When the temperature of the arc increases in the weld pool, it affects the heat flow pattern leading to non-uniform heat distribution in the metal. This non-uniformity causes the metal to expand in an uncontrolled direction causing the metal to warp and distort. A similar case is when the weld pool is allowed to cool too quickly. Rapid cooling may occur when the metal isn’t preheated, or the weld is performed at low temperatures. As the weld pool cools down rapidly, it alters the microstructure of the metal, causing a loss of ductility and toughness. Furthermore, it also causes non-uniform shrinkage leading to distortion and cracking at the weld root.
This expansion and contraction theory is essential when welding thin stainless steel tubes.
Many industries prefer stainless steel tubing for its excellent strength, durability, heat resistance, and, most importantly, corrosion-resistant properties. Stainless steel tube welding isn’t necessarily different from conventional metallic welding, but it requires careful consideration for its tricky relationship with heat.
Thin tubes usually have a thickness that is less than 2.5 mm. This also means that it has less metallic mass to dissipate the heat. This causes the heat to build up in a localized area resulting in warping, distortion, or burn-through. The low thermal conductivity of stainless steel makes this issue even more pronounced.
When welding a stainless steel tube, the welders have to occasionally stop, reposition themselves, and restart the weld, which causes irregularity in heating and cooling. Events like this are the leading cause of defects when stainless steel tube welding. In addition, heat expansion and contraction factors of the metal create a non-uniform concentration of internal stress to induce premature failure of the metal.
The issues of heating and cooling, heat expansion and contraction, warpage and distortion, and sensitization of stainless steel can be managed during tube welding. Here is how it can be done:
Keep the metal thickness in mind. Thin tubes warp easily due to a lack of mass to disperse the heat.
Preheat the tube before welding. This will prevent the rapid cooling of stainless steel.
For better results, weld the tube in four quarters.

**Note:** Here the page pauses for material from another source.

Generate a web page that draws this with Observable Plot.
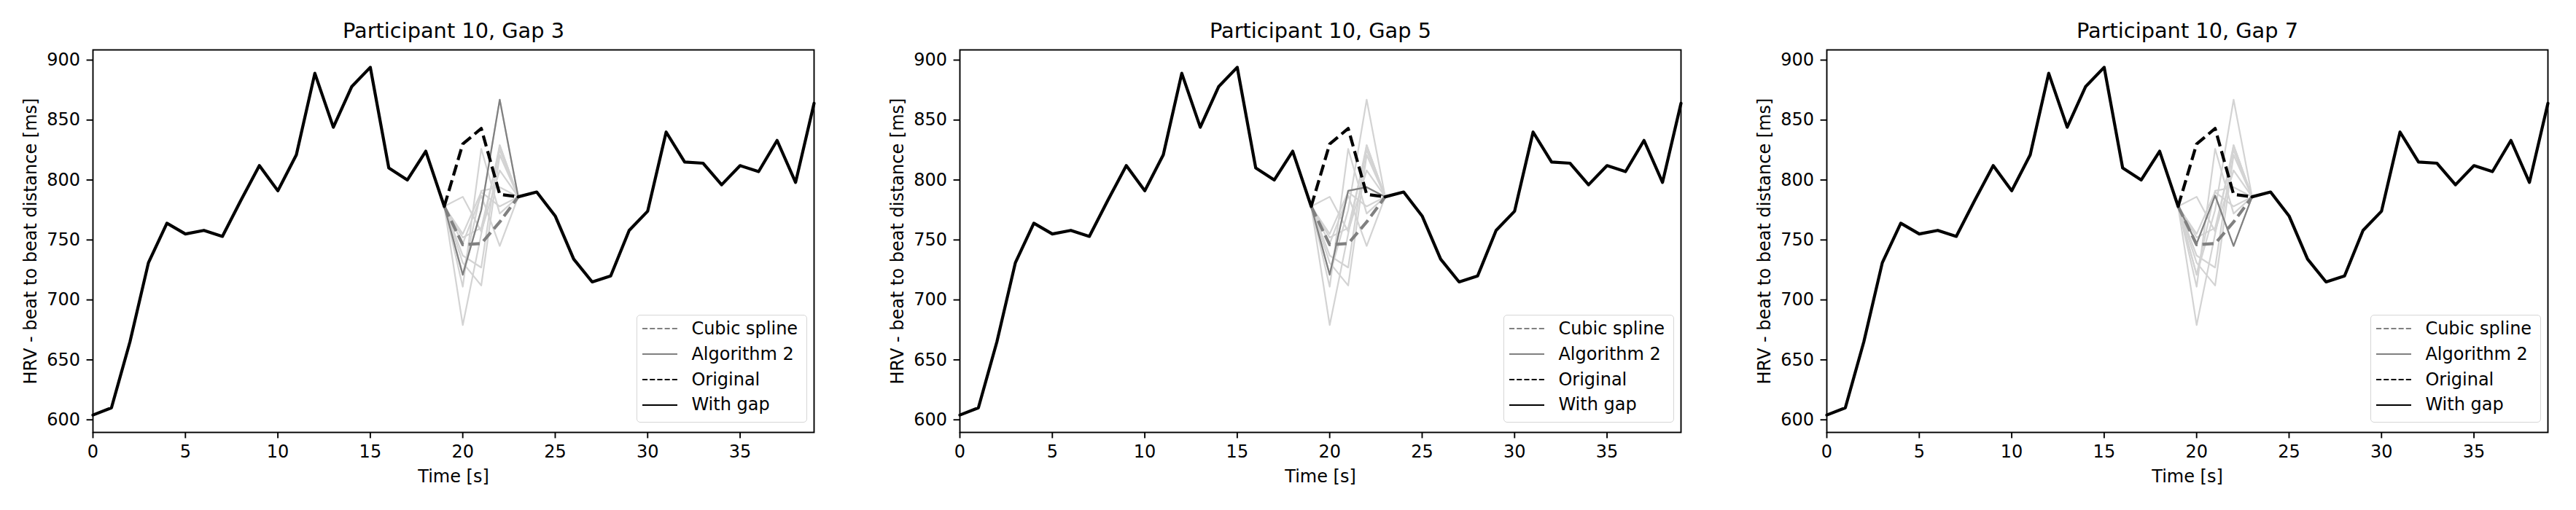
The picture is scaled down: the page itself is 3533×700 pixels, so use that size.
<!DOCTYPE html>
<html>
<head>
<meta charset="utf-8">
<script src="https://cdn.jsdelivr.net/npm/d3@7"></script>
<script src="https://cdn.jsdelivr.net/npm/@observablehq/plot@0.6"></script>
<style>
  html, body { margin: 0; padding: 0; background: #fff; overflow: hidden; }
  #wrap { position: relative; width: 3533px; height: 700px; display: flex; }
  .panel { position: relative; flex: none; }
  .panel svg { display: block; }
  .legend {
    position: absolute; box-sizing: border-box;
    left: 872.7px; top: 431.7px; width: 234px; height: 148.3px;
    border: 1.9px solid #d6d6d6; border-radius: 5px;
    background: rgba(255,255,255,0.8);
    font-family: "DejaVu Sans", sans-serif; font-size: 24px; color: #000;
    padding-top: 1.3px;
  }
  .legend .row { display: flex; align-items: center; height: 34.8px; line-height: 34.8px; white-space: nowrap; }
  .legend svg { margin-left: 7px; margin-right: 19.4px; flex: none; }
</style>
</head>
<body>
<div id="wrap"></div>
<script>
// ---- data ----
const times = [0,1,2,3,4,5,6,7,8,9,10,11,12,13,14,15,16,17,18,19,20,21,22,23,24,25,26,27,28,29,30,31,32,33,34,35,36,37,38,39];
const withGap = [604,610,665,731,764,755,758,753,783,812,791,821,889,844,878,894,810,800,824,778,null,null,null,786,790,770,734,715,720,758,774,840,815,814,796,812,807,833,798,864];
const gapTimes = [19,20,21,22,23];
const original = [778,830,843,788,786];
const cubicSpline = [778,746,747,765,786];
const algorithm2Gap3 = [778,721,775,867,786];
const algorithm2Gap5 = [778,721,791,794,786];
const algorithm2Gap7 = [778,747,787,745,786];
const candidate1 = [778,721,775,867,786];
const candidate2 = [778,721,791,794,786];
const candidate3 = [778,747,787,745,786];
const candidate4 = [778,679,755,829,786];
const candidate5 = [778,711,826,772,786];
const candidate6 = [778,786,757,808,786];
const candidate7 = [778,731,712,821,786];
const candidate8 = [778,737,727,829,786];
const candidate9 = [778,755,790,778,786];
const candidate10 = [778,752,760,825,786];
const gapSizes = [3,5,7];
const xTicks = [0,5,10,15,20,25,30,35];
const yTicks = [600,650,700,750,800,850,900];
const legendLabels = ["Cubic spline","Algorithm 2","Original","With gap"];

const candidates = [candidate1,candidate2,candidate3,candidate4,candidate5,candidate6,candidate7,candidate8,candidate9,candidate10];
const algorithms = [algorithm2Gap3, algorithm2Gap5, algorithm2Gap7];

const mainData = times.map((t, i) => ({t, v: withGap[i]}));
const gapRows = arr => gapTimes.map((t, i) => ({t, v: arr[i]}));
const candData = candidates.flatMap((c, k) => gapTimes.map((t, i) => ({t, v: c[i], k})));

const DASH = "15.4,6.7";

function makePanel(gap, algo, width, marginRight) {
  return Plot.plot({
    width, height: 700,
    marginLeft: 127, marginRight, marginTop: 68, marginBottom: 107,
    style: {fontFamily: "'DejaVu Sans', sans-serif", fontSize: "24px", background: "white", color: "black", overflow: "visible"},
    x: {domain: [0, 39]},
    y: {domain: [589.5, 908.5]},
    marks: [
      Plot.line(candData, {x: "t", y: "v", z: "k", stroke: "#d3d3d3", strokeWidth: 2.2}),
      Plot.line(gapRows(algo), {x: "t", y: "v", stroke: "#808080", strokeWidth: 2.2}),
      Plot.line(gapRows(cubicSpline), {x: "t", y: "v", stroke: "#808080", strokeWidth: 4.2, strokeDasharray: DASH, strokeLinecap: "butt"}),
      Plot.line(gapRows(original), {x: "t", y: "v", stroke: "black", strokeWidth: 4.2, strokeDasharray: DASH, strokeLinecap: "butt"}),
      Plot.line(mainData, {x: "t", y: "v", stroke: "black", strokeWidth: 4.2}),
      Plot.frame({stroke: "black", strokeWidth: 1.9}),
      Plot.axisX({ticks: xTicks, tickSize: 8.4, tickPadding: 9.5, strokeWidth: 1.9, fontSize: 24,
        tickFormat: d => String(d), label: "Time [s]", labelAnchor: "center", labelOffset: 68, labelArrow: "none"}),
      Plot.axisY({ticks: yTicks, tickSize: 8.4, tickPadding: 9, strokeWidth: 1.9, fontSize: 24,
        tickFormat: d => String(d), label: "HRV - beat to beat distance [ms]", labelAnchor: "center", labelOffset: 95, labelArrow: "none"}),
      Plot.text([`Participant 10, Gap ${gap}`], {text: d => d, frameAnchor: "top", dy: -17, lineAnchor: "bottom", fontSize: 28.8})
    ]
  });
}

function makeLegend() {
  const styles = [
    {stroke: "#808080", dash: "7.1,3.1"},
    {stroke: "#808080", dash: null},
    {stroke: "#000000", dash: "7.1,3.1"},
    {stroke: "#000000", dash: null}
  ];
  const box = document.createElement("div");
  box.className = "legend";
  legendLabels.forEach((label, i) => {
    const row = document.createElement("div");
    row.className = "row";
    const ns = "http://www.w3.org/2000/svg";
    const s = document.createElementNS(ns, "svg");
    s.setAttribute("width", "48.3"); s.setAttribute("height", "6");
    const ln = document.createElementNS(ns, "line");
    ln.setAttribute("x1", "0"); ln.setAttribute("x2", "48.3");
    ln.setAttribute("y1", "3"); ln.setAttribute("y2", "3");
    ln.setAttribute("stroke", styles[i].stroke);
    ln.setAttribute("stroke-width", "1.9");
    if (styles[i].dash) ln.setAttribute("stroke-dasharray", styles[i].dash);
    s.appendChild(ln);
    const span = document.createElement("span");
    span.textContent = label;
    row.appendChild(s); row.appendChild(span);
    box.appendChild(row);
  });
  return box;
}

const wrap = document.getElementById("wrap");
const widths = [1189, 1189, 1155];
const rights = [73, 73, 39];
gapSizes.forEach((g, i) => {
  const div = document.createElement("div");
  div.className = "panel";
  div.style.width = widths[i] + "px";
  div.appendChild(makePanel(g, algorithms[i], widths[i], rights[i]));
  div.appendChild(makeLegend());
  wrap.appendChild(div);
});
</script>
</body>
</html>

Weld the two opposite sides first and repeat that with the other two quarters. This allows welders to better control the heat and facilitate repositioning without causing any damage or discrepancy.
Perform welding with GTAW. The technique is suitable for producing clean welds, which is often the requirement of stainless steel tubes. It effectively provides weld parameter control which is important for minimizing the defects due to stainless steel tube welding heat expansion and contraction.

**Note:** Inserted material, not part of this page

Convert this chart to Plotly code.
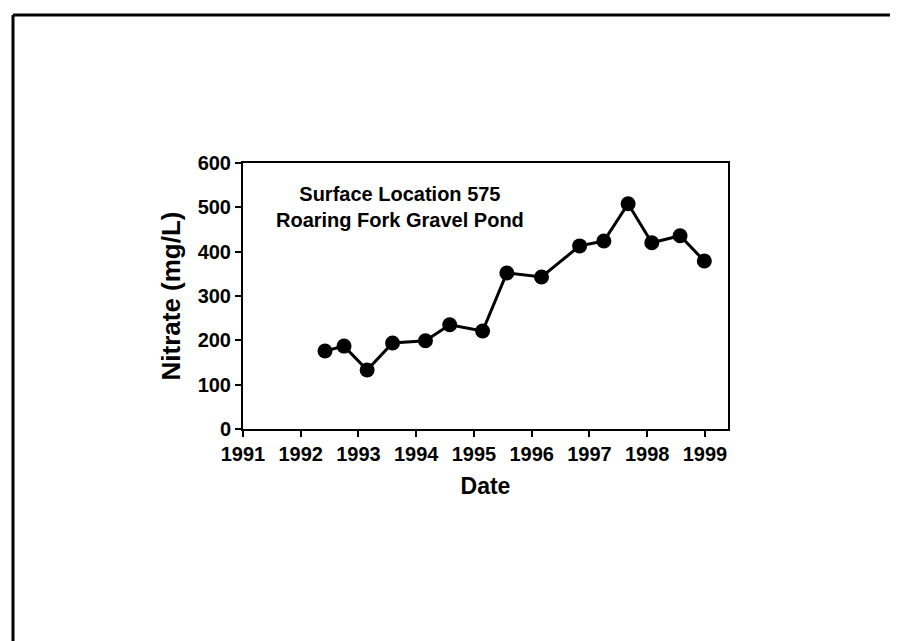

Since heat is always the central issue when welding thin tubes and stainless steel, heat control with GTAW can be a major advantage; controlled heat input means minimized risk of burn-through, distortions, and warpage due to heat expansion and contraction. When accompanied by orbital technology, GTAW can facilitate controlled movement of the weld head around the tube circumference, so you don’t have to weld in quarters. This is good for maintaining weld consistency and preventing chances of heat localization.
By maintaining heat control, adhering to specifications, and understanding the heat expansion and contraction mechanisms, it is possible to weld stainless steel tubes to standard.